Aucun de ces cas de figure ne s'applique dans la présente affaire.
9. De plus, la société titulaire du brevet n'a fait état d'aucune circonstance qui, en droit civil allemand, dont relève l'accord de licence en cause, justifierait qu'il existe une obligation de non-contestation imposée par le principe de la loyauté.
C'est uniquement en se fondant sur le fait que l'accord de licence passé entre les parties était exclusif que la société titulaire du brevet conclut que cet accord a créé des liens de coopération voulus comme tels et basés sur la confiance mutuelle, de nature à permettre de considérer comme déloyale toute contestation des titres de protection couverts par l'accord.
Cette façon de voir n'est pas conforme à la jurisprudence de la Cour fédérale de justice.
La Cour fédérale de justice a certes dit par le passé (affaire I a ZR 93/65 "Gewindeschneidvorrichtungen", GRUR 1971, 243, 245, puis affaire X ZR 3/88 "Flächenentlüftung", GRUR 1989, 39, 40) que l'existence d'un accord de licence portant sur le brevet litigieux semble souvent imposer de conclure à la présence d'une interdiction de contestation basée sur le principe de la loyauté si les liens contractuels des parties ont un caractère proche de relations d'associés ou si les parties sont convenues d'une coopération basée sur la confiance et exigeant des égards particuliers pour les intérêts de chacun. Toutefois, pour établir que l'on est en présence d'une telle situation, il faut chaque fois procéder à un examen et à une appréciation juridique de l'accord pris dans son ensemble. Or, dans la présente espèce, il n'a pas été fait état de semblables circonstances, et l'on ne saurait conclure à l'existence d'une obligation de non-contestation résultant des circonstances du seul fait qu'un accord de licence contient une clause d'exclusivité (cf. affaire "Gewindeschneidvorrichtung", op. cit.).

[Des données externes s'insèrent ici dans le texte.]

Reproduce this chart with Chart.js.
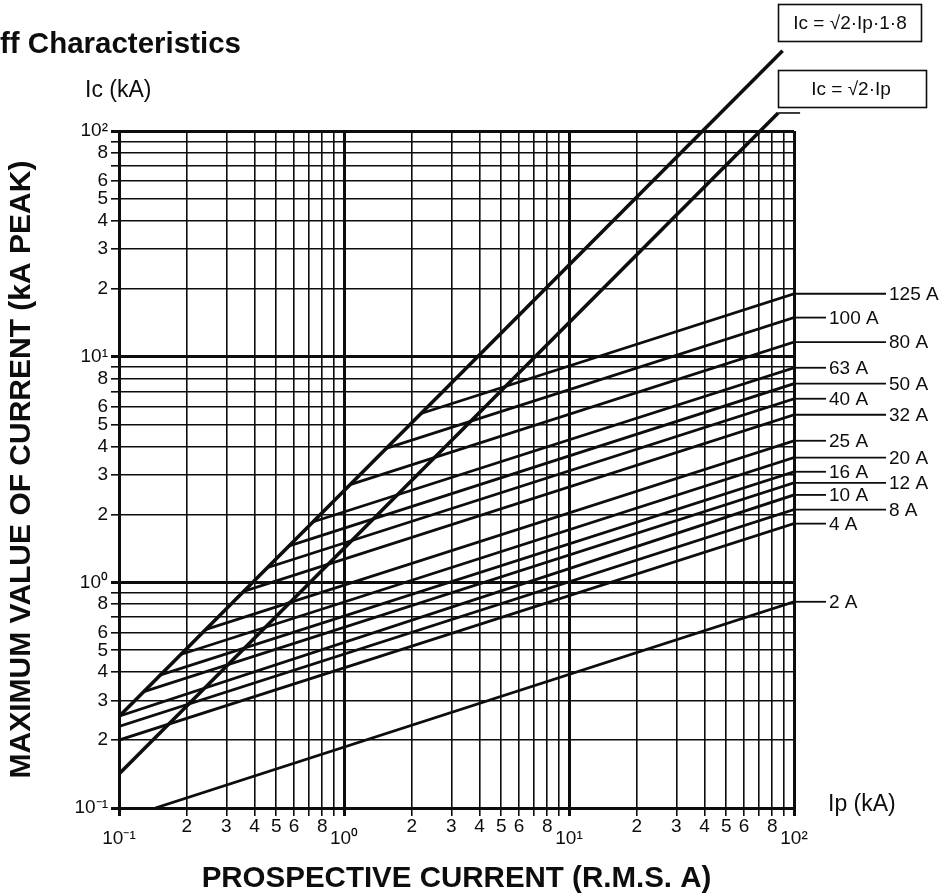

10. Pour ces motifs, l'argument de la société titulaire du brevet, selon lequel l'obligation de non-contestation découle, dans la présente affaire, des circonstances et de l'observation du principe de la loyauté qu'elles impliquent, ne peut justifier que l'on rejette l'opposition pour irrecevabilité.
Il n'y a donc pas lieu non plus de se demander s'il importerait, pour statuer sur la question de la recevabilité de l'opposition, de tenir compte du fait que l'accord de licence a été résilié après l'expiration du délai d'opposition et qu'il n'est plus valable à présent.
B. Brevetabilité
(...)
* Seul un extrait de la décision (relatif à la recevabilité de l'opposition) est publié. La décision n'est pas encore passée en force.